TASK DIRECTIONS
Return the data exactly, with all pictures removed.

DATASET EXCERPT
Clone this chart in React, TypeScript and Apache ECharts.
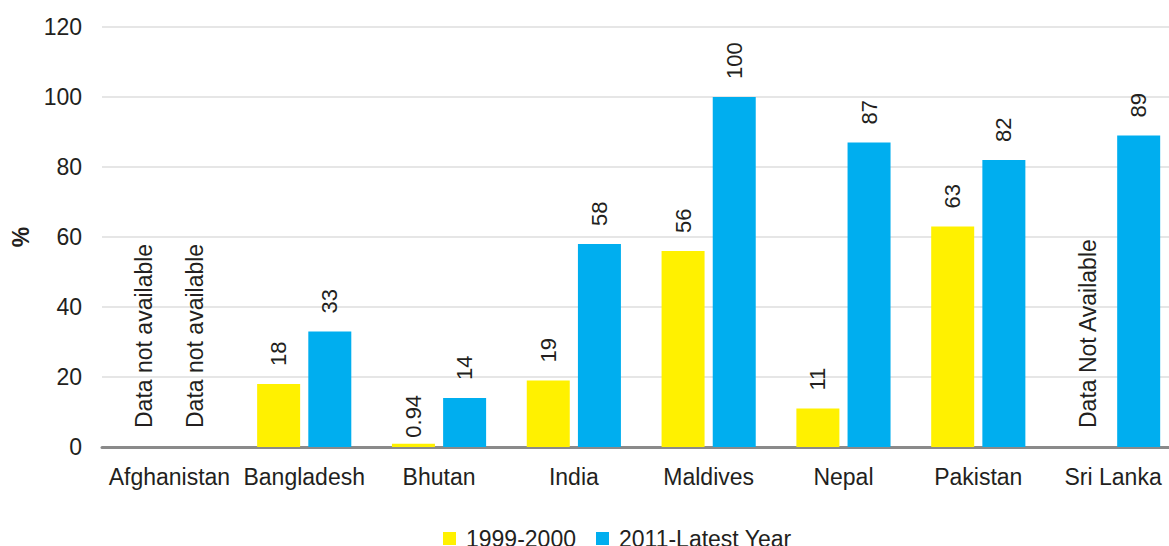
import React, { useEffect, useRef } from "react";
import * as echarts from "echarts";

const categories = ["Afghanistan", "Bangladesh", "Bhutan", "India", "Maldives", "Nepal", "Pakistan", "Sri Lanka"];
const seriesNames = ["1999-2000", "2011-Latest Year"];
const values1999: (number | null)[] = [null, 18, 0.94, 19, 56, 11, 63, null];
const valuesLatest: (number | null)[] = [null, 33, 14, 58, 100, 87, 82, 89];
const notes1999 = ["Data not available", "", "", "", "", "", "", "Data Not Available"];
const notesLatest = ["Data not available", "", "", "", "", "", "", ""];
const yTicks = { min: 0, max: 120, interval: 20 };

const FONT = '"Liberation Sans", Arial, sans-serif';
const TEXT = "#231f20";

function buildData(vals: (number | null)[], notes: string[]) {
  return vals.map((v, i) => {
    if (v === null) {
      return {
        value: 0,
        label: { formatter: notes[i], fontSize: 23, distance: 19 },
      };
    }
    if (v < 5) {
      return { value: v, label: { distance: 6 } };
    }
    return { value: v };
  });
}

export default function App() {
  const ref = useRef<HTMLDivElement>(null);
  useEffect(() => {
    if (!ref.current) return;
    const chart = echarts.init(ref.current, undefined, { renderer: "svg" });
    const labelCommon = {
      show: true,
      position: "top",
      rotate: 90,
      align: "left",
      verticalAlign: "middle",
      distance: 18,
      fontSize: 22,
      fontFamily: FONT,
      color: TEXT,
    };
    chart.setOption({
      animation: false,
      textStyle: { fontFamily: FONT },
      grid: {
        left: 102,
        width: 1078.5,
        top: 27,
        bottom: 99,
        containLabel: false,
        outerBoundsMode: "none",
      },
      legend: {
        left: 438,
        top: 522,
        itemWidth: 13,
        itemHeight: 13,
        itemGap: 20,
        icon: "rect",
        textStyle: { fontSize: 23, fontFamily: FONT, color: TEXT, lineHeight: 23, padding: [0, 0, 0, 5] },
        data: seriesNames,
      },
      xAxis: {
        type: "category",
        data: categories,
        axisLine: { lineStyle: { color: "#8a8a8a", width: 3 } },
        axisTick: { show: false },
        axisLabel: { fontSize: 23, fontFamily: FONT, color: TEXT, margin: 18, interval: 0 },
      },
      yAxis: {
        type: "value",
        min: yTicks.min,
        max: yTicks.max,
        interval: yTicks.interval,
        name: "%",
        nameLocation: "middle",
        nameGap: 70,
        nameTextStyle: { fontSize: 23, fontWeight: "bold", fontFamily: FONT, color: TEXT },
        axisLine: { show: false },
        axisTick: { show: false },
        axisLabel: { fontSize: 23, fontFamily: FONT, color: TEXT, margin: 20 },
        splitLine: { lineStyle: { color: "#e6e6e6", width: 2 } },
      },
      series: [
        {
          name: seriesNames[0],
          type: "bar",
          barWidth: 43,
          barGap: "19%",
          itemStyle: { color: "#fff100" },
          label: labelCommon,
          data: buildData(values1999, notes1999),
        },
        {
          name: seriesNames[1],
          type: "bar",
          barWidth: 43,
          barGap: "19%",
          itemStyle: { color: "#00aeef" },
          label: labelCommon,
          data: buildData(valuesLatest, notesLatest),
        },
      ],
    });
    return () => chart.dispose();
  }, []);
  return (
    <div
      ref={ref}
      style={{ position: "absolute", left: 0, top: 0, width: 1169, height: 546, overflow: "hidden", background: "#fff" }}
    />
  );
}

RESPONSE TO THIS TASK
Clone this chart in React, TypeScript and Apache ECharts.
import React, { useEffect, useRef } from "react";
import * as echarts from "echarts";

const categories = ["Afghanistan", "Bangladesh", "Bhutan", "India", "Maldives", "Nepal", "Pakistan", "Sri Lanka"];
const seriesNames = ["1999-2000", "2011-Latest Year"];
const values1999: (number | null)[] = [null, 18, 0.94, 19, 56, 11, 63, null];
const valuesLatest: (number | null)[] = [null, 33, 14, 58, 100, 87, 82, 89];
const notes1999 = ["Data not available", "", "", "", "", "", "", "Data Not Available"];
const notesLatest = ["Data not available", "", "", "", "", "", "", ""];
const yTicks = { min: 0, max: 120, interval: 20 };

const FONT = '"Liberation Sans", Arial, sans-serif';
const TEXT = "#231f20";

function buildData(vals: (number | null)[], notes: string[]) {
  return vals.map((v, i) => {
    if (v === null) {
      return {
        value: 0,
        label: { formatter: notes[i], fontSize: 23, distance: 19 },
      };
    }
    if (v < 5) {
      return { value: v, label: { distance: 6 } };
    }
    return { value: v };
  });
}

export default function App() {
  const ref = useRef<HTMLDivElement>(null);
  useEffect(() => {
    if (!ref.current) return;
    const chart = echarts.init(ref.current, undefined, { renderer: "svg" });
    const labelCommon = {
      show: true,
      position: "top",
      rotate: 90,
      align: "left",
      verticalAlign: "middle",
      distance: 18,
      fontSize: 22,
      fontFamily: FONT,
      color: TEXT,
    };
    chart.setOption({
      animation: false,
      textStyle: { fontFamily: FONT },
      grid: {
        left: 102,
        width: 1078.5,
        top: 27,
        bottom: 99,
        containLabel: false,
        outerBoundsMode: "none",
      },
      legend: {
        left: 438,
        top: 522,
        itemWidth: 13,
        itemHeight: 13,
        itemGap: 20,
        icon: "rect",
        textStyle: { fontSize: 23, fontFamily: FONT, color: TEXT, lineHeight: 23, padding: [0, 0, 0, 5] },
        data: seriesNames,
      },
      xAxis: {
        type: "category",
        data: categories,
        axisLine: { lineStyle: { color: "#8a8a8a", width: 3 } },
        axisTick: { show: false },
        axisLabel: { fontSize: 23, fontFamily: FONT, color: TEXT, margin: 18, interval: 0 },
      },
      yAxis: {
        type: "value",
        min: yTicks.min,
        max: yTicks.max,
        interval: yTicks.interval,
        name: "%",
        nameLocation: "middle",
        nameGap: 70,
        nameTextStyle: { fontSize: 23, fontWeight: "bold", fontFamily: FONT, color: TEXT },
        axisLine: { show: false },
        axisTick: { show: false },
        axisLabel: { fontSize: 23, fontFamily: FONT, color: TEXT, margin: 20 },
        splitLine: { lineStyle: { color: "#e6e6e6", width: 2 } },
      },
      series: [
        {
          name: seriesNames[0],
          type: "bar",
          barWidth: 43,
          barGap: "19%",
          itemStyle: { color: "#fff100" },
          label: labelCommon,
          data: buildData(values1999, notes1999),
        },
        {
          name: seriesNames[1],
          type: "bar",
          barWidth: 43,
          barGap: "19%",
          itemStyle: { color: "#00aeef" },
          label: labelCommon,
          data: buildData(valuesLatest, notesLatest),
        },
      ],
    });
    return () => chart.dispose();
  }, []);
  return (
    <div
      ref={ref}
      style={{ position: "absolute", left: 0, top: 0, width: 1169, height: 546, overflow: "hidden", background: "#fff" }}
    />
  );
}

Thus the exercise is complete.